The Shanghai Composite Index swung between gains and losses to close little changed, rising 0.02 per cent to 2,832.59 The CSI300, which tracks large companies in Shanghai and Shenzhen, closed 0.11 per cent or 3.49 points higher at 3,069.11. The Shenzhen Composite Index was down 0.11 per cent or 2.07 points to 1,802.27, while the Nasdaq style ChiNext closed flat at 2054.22.

Market turnover in Shanghai and Shenzhen was down 29.4 per cent to stand at 346.5 billion yuan (HK$414.89 billion) compared with Monday’s 490.6 billion yuan (HK$587.43 billion).

“The producer price index (PPI) and consumer price index (CPI) released on Tuesday were just OK, not that bad,” said Shen Jianguang, chief economist at Mizuho Securities Asia Ltd in Hong Kong. “The economic data sound better than expectations, which eased the concerns on China’s economy.”

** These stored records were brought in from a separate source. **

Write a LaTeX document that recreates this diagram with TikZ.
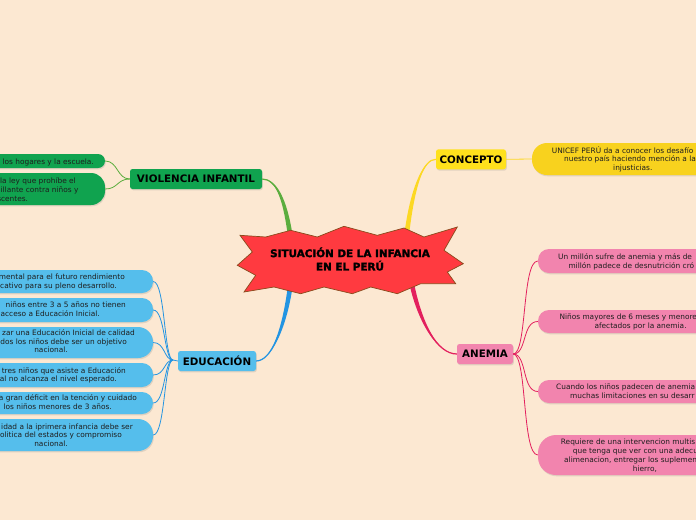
\documentclass[tikz,border=0pt]{standalone}
\usepackage{fontspec}
\setmainfont{DejaVu Sans}
\newfontfamily\starfont{DejaVu Sans}[BoldFeatures={FakeBold=2.2}]
\usetikzlibrary{shadows,calc}
\definecolor{bgc}{HTML}{FCE8D2}
\definecolor{gnode}{HTML}{10A34F}
\definecolor{gline}{HTML}{5BAD3E}
\definecolor{bnode}{HTML}{55BEEC}
\definecolor{bline}{HTML}{2394E2}
\definecolor{ynode}{HTML}{FFE11C}
\definecolor{yleaf}{HTML}{F8D21E}
\definecolor{yline}{HTML}{FCD823}
\definecolor{pnode}{HTML}{F284AE}
\definecolor{pline}{HTML}{E3205E}
\definecolor{starfill}{HTML}{FF3A40}
\definecolor{starline}{HTML}{8A4A1C}
\definecolor{txtc}{HTML}{1E1E1E}
\newcommand\Ltxt[4]{\node[txt,anchor=base east] (#1) at (#2,#3) {#4};}
\newcommand\Rtxt[4]{\node[txt,anchor=base west] (#1) at (#2,#3) {#4};}
\begin{document}
\begin{tikzpicture}[x=1pt,y=-1pt,
  shad/.style={drop shadow={opacity=0.22,shadow xshift=0.8pt,shadow yshift=-1.3pt}},
  leaf/.style={inner sep=0pt,shad},
  branch/.style={inner sep=0pt,rounded corners=2.5pt,shad,text=black,
    font=\fontsize{10.3}{12}\selectfont\bfseries},
  txt/.style={inner sep=0pt,text=txtc,font=\fontsize{7.4}{8}\selectfont},
  thin/.style={line width=0.8pt}]
\useasboundingbox (0,0) rectangle (696,520);
\fill[bgc] (0,0) rectangle (696,520);
\clip (0,0) rectangle (696,520);

% branch nodes
\node[branch,fill=gnode,minimum width=132pt,minimum height=20pt] (vio) at (196,179) {VIOLENCIA INFANTIL};
\node[branch,fill=bnode,minimum width=78pt,minimum height=20pt] (edu) at (217,361) {EDUCACIÓN};
\node[branch,fill=ynode,minimum width=70pt,minimum height=20pt] (co) at (471,159.3) {CONCEPTO};
\node[branch,fill=pnode,minimum width=56pt,minimum height=20pt] (an) at (485,354) {ANEMIA};

% star attachment points
\coordinate (sG) at (290,234);
\coordinate (sY) at (407,232);
\coordinate (sB) at (290,288);
\coordinate (sP) at (412,285);
\coordinate (ej) at (173,360);

% thick tapered connectors
\fill[gline] (vio.east) .. controls (276,179) and (283,200) .. ($(sG)+(-2.4,0)$) -- ($(sG)+(2.4,0)$) .. controls (287,200) and (277,178.5) .. (vio.east) -- cycle;
\draw[gline,line width=1.2pt] (vio.east) .. controls (276,179) and (285,200) .. (sG);
\fill[yline] (co.west) .. controls (424,159) and (411,185) .. ($(sY)+(-2.4,0)$) -- ($(sY)+(2.4,0)$) .. controls (415,185) and (424,159.5) .. (co.west) -- cycle;
\draw[yline,line width=1.2pt] (co.west) .. controls (424,159) and (413,185) .. (sY);
\fill[bline] (edu.east) .. controls (271,361) and (282,330) .. ($(sB)+(-2.4,0)$) -- ($(sB)+(2.4,0)$) .. controls (286,330) and (271,360.5) .. (edu.east) -- cycle;
\draw[bline,line width=1.2pt] (edu.east) .. controls (271,361) and (284,330) .. (sB);
\fill[pline] (an.west) .. controls (437,354) and (418,322) .. ($(sP)+(-2.4,0)$) -- ($(sP)+(2.4,0)$) .. controls (422,322) and (437,353.5) .. (an.west) -- cycle;
\draw[pline,line width=1.2pt] (an.west) .. controls (437,354) and (420,322) .. (sP);

% star
\filldraw[fill=starfill,draw=starline,line width=0.7pt]
 (240,235.3) -- (265.7,237) -- (290.7,230.3) -- (317.3,237) -- (344,226.3)
 -- (377.3,235.3) -- (404,228) -- (424,237) -- (457.3,227) -- (444,250.3)
 -- (463.3,263.7) -- (447.3,272) -- (455.7,283.7) -- (420.7,283.7)
 -- (397.3,293.7) -- (370.7,287) -- (352.3,293.7) -- (324,287)
 -- (300.7,293.7) -- (274,287) -- (244,292) -- (255.7,275.3)
 -- (237.3,265.3) -- (252.3,252) -- cycle;
\node[inner sep=0pt,align=center,text=black,font=\starfont\bfseries\fontsize{10.4}{13.3}\selectfont] (ctr) at (350,259) {SITUACIÓN DE LA INFANCIA\\EN EL PERÚ};

% violence leaves
\node[leaf,fill=gnode,rounded corners=7pt,minimum width=145pt,minimum height=14pt] (v1) at (32.5,161) {};
\node[leaf,fill=gnode,rounded corners=14pt,minimum width=145pt,minimum height=32pt] (v2) at (32.5,189) {};
\draw[gline,thin] (v1.east) .. controls (118,161) and (117,179) .. (vio.west);
\draw[gline,thin] (v2.east) .. controls (118,189) and (117,179) .. (vio.west);
\Ltxt{v1a}{94}{164}{los hogares y la escuela.}
\Ltxt{v2a}{76}{183}{la ley que prohíbe el}
\Ltxt{v2b}{78.7}{192.3}{illante contra niños y}
\Ltxt{v2c}{28.3}{201}{scentes.}

% education leaves
\node[leaf,fill=bnode,rounded corners=11pt,minimum width=193pt,minimum height=23pt] (e1) at (56.5,281.5) {};
\node[leaf,fill=bnode,rounded corners=11pt,minimum width=193pt,minimum height=24pt] (e2) at (56.5,310) {};
\node[leaf,fill=bnode,rounded corners=15pt,minimum width=193pt,minimum height=31pt] (e3) at (56.5,342.5) {};
\node[leaf,fill=bnode,rounded corners=11pt,minimum width=193pt,minimum height=24pt] (e4) at (56.5,375) {};
\node[leaf,fill=bnode,rounded corners=11pt,minimum width=193pt,minimum height=22pt] (e5) at (56.5,403) {};
\node[leaf,fill=bnode,rounded corners=15pt,minimum width=193pt,minimum height=32pt] (e6) at (56.5,435) {};
\draw[bline,thin] (edu.west) -- (ej);
\foreach \n in {e1,e2,e3,e4,e5,e6}{
  \draw[bline,thin] (ej) .. controls +(-9,0) and +(12,0) .. (\n.east);
}
\Ltxt{e1a}{125}{279.5}{mental para el futuro rendimiento}
\Ltxt{e1b}{117}{288.5}{cativo para su pleno desarrollo.}
\Ltxt{e2a}{126}{307.5}{niños entre 3 a 5 años no tienen}
\Ltxt{e2b}{100}{316.5}{acceso a Educación Inicial.}
\Ltxt{e3a}{135}{335}{zar una Educación Inicial de calidad}
\Ltxt{e3b}{127}{344}{dos los niños debe ser un objetivo}
\Ltxt{e3c}{68}{352.5}{nacional.}
\Ltxt{e4a}{126}{373}{tres niños que asiste a Educación}
\Ltxt{e4b}{117}{381.5}{al no alcanza el nivel esperado.}
\Ltxt{e5a}{137}{400.5}{a gran déficit en la tención y cuidado}
\Ltxt{e5b}{112}{409.5}{los niños menores de 3 años.}
\Ltxt{e6a}{133}{429}{idad a la iprimera infancia debe ser}
\Ltxt{e6b}{122}{437.5}{olitica del estados y compromiso}
\Ltxt{e6c}{68}{446.5}{nacional.}

% concept leaf
\node[leaf,fill=yleaf,rounded corners=15pt,minimum width=208pt,minimum height=32pt] (c1) at (636,159) {};
\draw[yline,thin] (co.east) -- (c1.west);
\Rtxt{c1a}{551.7}{153}{UNICEF PERÚ da a conocer los desafío}
\Rtxt{c1b}{564}{161.6}{nuestro país haciendo mención a la}
\Rtxt{c1c}{613}{170.6}{injusticias.}

% anemia leaves
\node[leaf,fill=pnode,rounded corners=11pt,minimum width=202pt,minimum height=24pt] (a1) at (639,261) {};
\node[leaf,fill=pnode,rounded corners=11pt,minimum width=202pt,minimum height=23pt] (a2) at (639,321.5) {};
\node[leaf,fill=pnode,rounded corners=11pt,minimum width=202pt,minimum height=23pt] (a3) at (639,391.5) {};
\node[leaf,fill=pnode,rounded corners=18pt,minimum width=202pt,minimum height=40pt] (a4) at (639,455) {};
\foreach \n in {a1,a2,a3,a4}{
  \draw[pline,thin] (an.east) .. controls +(14,0) and +(-16,0) .. (\n.west);
}
\Rtxt{a1a}{558}{259.6}{Un millón sufre de anemia y más de}
\Rtxt{a1b}{568.3}{268.3}{millón padece de desnutrición cró}
\Rtxt{a2a}{559.3}{319.6}{Niños mayores de 6 meses y menore}
\Rtxt{a2b}{594.3}{328.3}{afectados por la anemia.}
\Rtxt{a3a}{556}{389.6}{Cuando los niños padecen de anemia}
\Rtxt{a3b}{570}{398.3}{muchas limitaciones en su desarr}
\Rtxt{a4a}{560.7}{444.6}{Requiere de una intervencion multis}
\Rtxt{a4b}{572.7}{453.3}{que tenga que ver con una adecu}
\Rtxt{a4c}{564}{462.3}{alimenacion, entregar los suplemen}
\Rtxt{a4d}{632.7}{471.3}{hierro,}
\end{tikzpicture}
\end{document}
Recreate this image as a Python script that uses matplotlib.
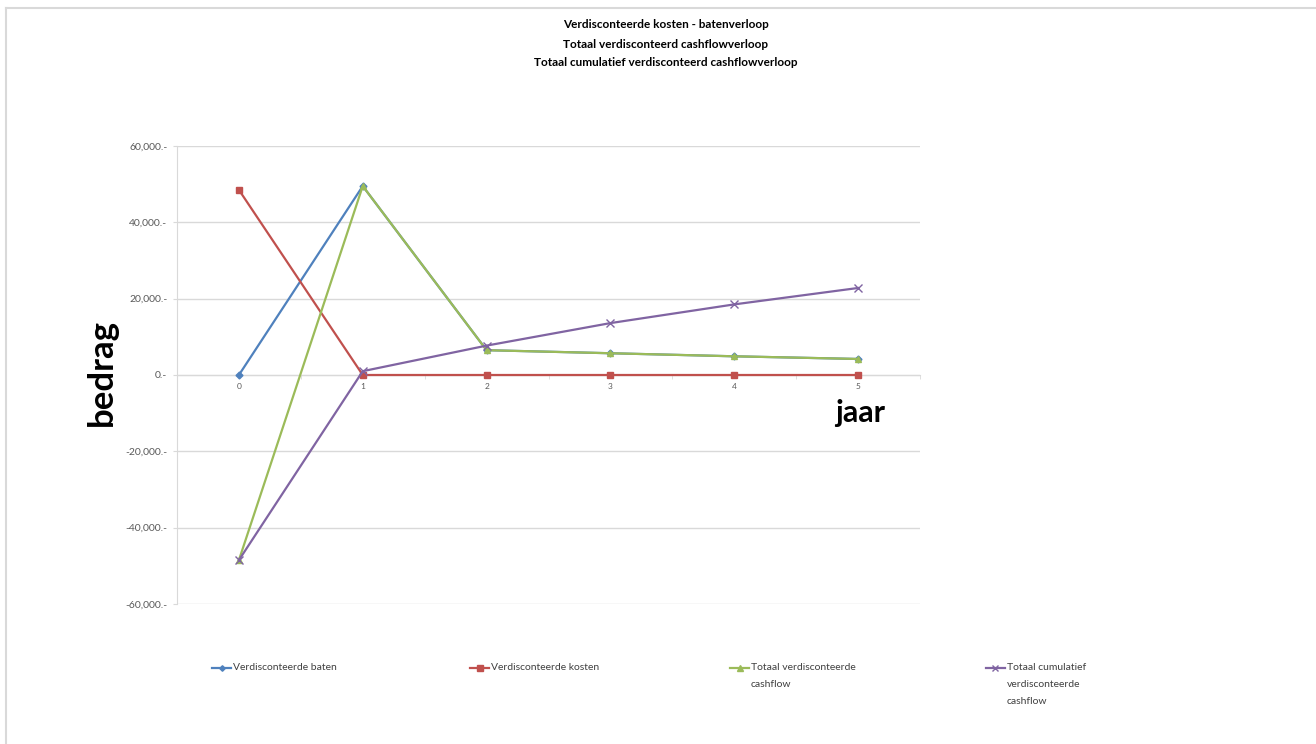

Data released ahead of the start of trade showed China’s producer price index in April contracted 3.4 per cent, slightly better than expectations for a 3.7 per cent drop. Consumer prices for the month rose 2.3 per cent, matching expectations.

Mizuho Securities Shen said China’s stock market may face further downside risks, as central authorities said they will release a detailed plan soon to tackle the “zombie companies” problem.

His view was echoed by Core-Pacific Yamaichi’s Castor Pang, who said China may need five more years to complete its economic restructuring.

“China’s economy is just like a huge ship and it must slow down when changing direction,” Pang said.“During the process, ‘new China economy stocks’ will pick up.”